> Listing
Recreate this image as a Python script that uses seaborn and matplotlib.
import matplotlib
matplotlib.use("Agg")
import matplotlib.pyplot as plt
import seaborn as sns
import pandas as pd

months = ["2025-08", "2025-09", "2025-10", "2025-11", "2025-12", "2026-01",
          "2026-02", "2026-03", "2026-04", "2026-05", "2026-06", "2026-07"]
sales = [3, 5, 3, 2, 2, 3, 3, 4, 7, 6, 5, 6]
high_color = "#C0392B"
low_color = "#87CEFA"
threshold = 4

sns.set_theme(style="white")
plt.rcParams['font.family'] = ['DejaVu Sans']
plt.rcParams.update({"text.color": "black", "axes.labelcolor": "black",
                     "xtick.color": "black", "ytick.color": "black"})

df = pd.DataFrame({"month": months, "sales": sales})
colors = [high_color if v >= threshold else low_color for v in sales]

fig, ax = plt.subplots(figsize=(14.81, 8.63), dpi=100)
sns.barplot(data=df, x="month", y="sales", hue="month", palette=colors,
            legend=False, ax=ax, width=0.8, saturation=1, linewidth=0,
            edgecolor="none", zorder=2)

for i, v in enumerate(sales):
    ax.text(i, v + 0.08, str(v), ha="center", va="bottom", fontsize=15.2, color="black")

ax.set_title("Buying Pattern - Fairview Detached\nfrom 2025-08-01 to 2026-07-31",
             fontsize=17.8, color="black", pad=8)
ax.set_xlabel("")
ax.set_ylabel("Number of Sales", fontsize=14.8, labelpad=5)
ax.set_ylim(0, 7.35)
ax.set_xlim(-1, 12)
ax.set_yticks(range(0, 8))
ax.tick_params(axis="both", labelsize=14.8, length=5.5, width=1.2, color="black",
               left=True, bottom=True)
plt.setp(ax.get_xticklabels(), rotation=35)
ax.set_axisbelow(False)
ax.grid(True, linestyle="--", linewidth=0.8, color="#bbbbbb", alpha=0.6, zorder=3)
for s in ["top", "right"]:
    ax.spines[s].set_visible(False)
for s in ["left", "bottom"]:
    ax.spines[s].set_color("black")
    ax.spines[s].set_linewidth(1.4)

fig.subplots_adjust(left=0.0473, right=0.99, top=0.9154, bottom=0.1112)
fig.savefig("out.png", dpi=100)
--
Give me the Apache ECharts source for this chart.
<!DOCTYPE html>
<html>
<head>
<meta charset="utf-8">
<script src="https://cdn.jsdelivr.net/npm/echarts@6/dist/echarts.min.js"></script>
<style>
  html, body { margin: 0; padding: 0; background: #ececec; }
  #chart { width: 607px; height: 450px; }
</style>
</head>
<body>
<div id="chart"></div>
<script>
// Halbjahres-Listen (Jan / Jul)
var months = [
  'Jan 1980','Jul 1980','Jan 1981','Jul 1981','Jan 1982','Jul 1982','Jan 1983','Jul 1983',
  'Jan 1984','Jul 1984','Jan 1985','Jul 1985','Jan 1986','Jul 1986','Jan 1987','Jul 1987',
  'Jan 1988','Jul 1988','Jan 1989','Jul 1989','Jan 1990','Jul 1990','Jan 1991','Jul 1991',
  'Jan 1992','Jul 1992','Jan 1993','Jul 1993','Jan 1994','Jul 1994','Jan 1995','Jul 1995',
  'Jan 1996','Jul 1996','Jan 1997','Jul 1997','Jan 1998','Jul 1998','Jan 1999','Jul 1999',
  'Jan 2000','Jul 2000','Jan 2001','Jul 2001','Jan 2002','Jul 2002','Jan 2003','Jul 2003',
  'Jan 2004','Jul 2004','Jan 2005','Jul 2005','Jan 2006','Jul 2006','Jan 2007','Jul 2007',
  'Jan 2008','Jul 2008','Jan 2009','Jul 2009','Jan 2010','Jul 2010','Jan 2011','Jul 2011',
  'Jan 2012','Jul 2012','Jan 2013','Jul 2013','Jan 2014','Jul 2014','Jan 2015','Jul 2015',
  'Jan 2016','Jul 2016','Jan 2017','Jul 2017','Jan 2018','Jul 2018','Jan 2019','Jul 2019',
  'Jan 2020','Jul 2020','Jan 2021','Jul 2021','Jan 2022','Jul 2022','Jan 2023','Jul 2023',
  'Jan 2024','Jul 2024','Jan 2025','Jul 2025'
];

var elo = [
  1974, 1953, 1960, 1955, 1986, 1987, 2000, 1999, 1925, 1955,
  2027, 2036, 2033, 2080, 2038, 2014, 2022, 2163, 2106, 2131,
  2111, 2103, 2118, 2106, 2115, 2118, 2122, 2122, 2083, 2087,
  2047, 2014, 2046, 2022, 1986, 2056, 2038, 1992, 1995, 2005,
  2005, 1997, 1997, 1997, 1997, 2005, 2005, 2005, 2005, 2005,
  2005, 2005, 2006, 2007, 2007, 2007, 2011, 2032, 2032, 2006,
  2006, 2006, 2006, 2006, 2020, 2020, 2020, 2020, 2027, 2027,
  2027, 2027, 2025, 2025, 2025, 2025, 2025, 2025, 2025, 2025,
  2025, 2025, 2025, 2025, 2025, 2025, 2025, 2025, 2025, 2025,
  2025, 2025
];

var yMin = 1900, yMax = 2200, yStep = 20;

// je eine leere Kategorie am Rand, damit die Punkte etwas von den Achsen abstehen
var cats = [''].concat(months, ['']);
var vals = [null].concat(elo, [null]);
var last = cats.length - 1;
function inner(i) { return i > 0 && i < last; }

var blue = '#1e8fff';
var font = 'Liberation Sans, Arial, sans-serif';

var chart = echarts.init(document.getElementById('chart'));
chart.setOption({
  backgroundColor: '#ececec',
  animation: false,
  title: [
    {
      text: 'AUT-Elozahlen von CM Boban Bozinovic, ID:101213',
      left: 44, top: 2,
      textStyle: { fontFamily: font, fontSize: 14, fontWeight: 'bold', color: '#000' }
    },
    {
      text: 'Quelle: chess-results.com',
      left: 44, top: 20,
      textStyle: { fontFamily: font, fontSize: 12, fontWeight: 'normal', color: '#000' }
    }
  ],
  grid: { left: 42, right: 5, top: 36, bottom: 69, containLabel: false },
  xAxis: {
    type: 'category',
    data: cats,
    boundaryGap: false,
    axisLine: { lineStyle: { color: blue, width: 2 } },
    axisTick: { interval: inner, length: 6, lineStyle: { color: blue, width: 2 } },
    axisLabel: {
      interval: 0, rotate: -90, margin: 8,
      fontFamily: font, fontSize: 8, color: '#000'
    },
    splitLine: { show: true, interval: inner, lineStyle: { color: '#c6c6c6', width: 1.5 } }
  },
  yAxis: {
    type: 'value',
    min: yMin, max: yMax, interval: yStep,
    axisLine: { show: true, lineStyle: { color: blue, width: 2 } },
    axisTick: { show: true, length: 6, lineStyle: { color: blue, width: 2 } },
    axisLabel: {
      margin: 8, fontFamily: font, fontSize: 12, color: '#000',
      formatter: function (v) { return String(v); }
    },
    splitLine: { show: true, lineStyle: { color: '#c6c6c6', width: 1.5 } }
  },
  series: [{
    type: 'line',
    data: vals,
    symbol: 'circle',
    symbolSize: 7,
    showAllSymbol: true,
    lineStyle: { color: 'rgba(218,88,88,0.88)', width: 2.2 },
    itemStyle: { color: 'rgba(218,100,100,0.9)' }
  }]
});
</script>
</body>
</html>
--
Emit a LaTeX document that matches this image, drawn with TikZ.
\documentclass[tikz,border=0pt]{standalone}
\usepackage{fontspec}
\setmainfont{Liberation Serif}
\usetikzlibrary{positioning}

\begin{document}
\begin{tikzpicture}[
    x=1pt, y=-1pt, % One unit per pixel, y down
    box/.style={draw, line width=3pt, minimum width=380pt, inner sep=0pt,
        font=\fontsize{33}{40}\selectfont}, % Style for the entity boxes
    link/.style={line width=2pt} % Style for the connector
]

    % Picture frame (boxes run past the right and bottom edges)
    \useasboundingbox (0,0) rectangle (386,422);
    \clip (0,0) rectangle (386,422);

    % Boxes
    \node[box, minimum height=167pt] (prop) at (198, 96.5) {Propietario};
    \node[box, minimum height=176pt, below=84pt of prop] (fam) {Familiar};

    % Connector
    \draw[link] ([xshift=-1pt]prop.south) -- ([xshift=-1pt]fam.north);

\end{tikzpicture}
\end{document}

> What you will do
Give again, word for word, only the lines running from the line with "Recreate this image" through the line with "import pandas as pd"; include both of those lines.

> Final answer
Recreate this image as a Python script that uses seaborn and matplotlib.
import matplotlib
matplotlib.use("Agg")
import matplotlib.pyplot as plt
import seaborn as sns
import pandas as pd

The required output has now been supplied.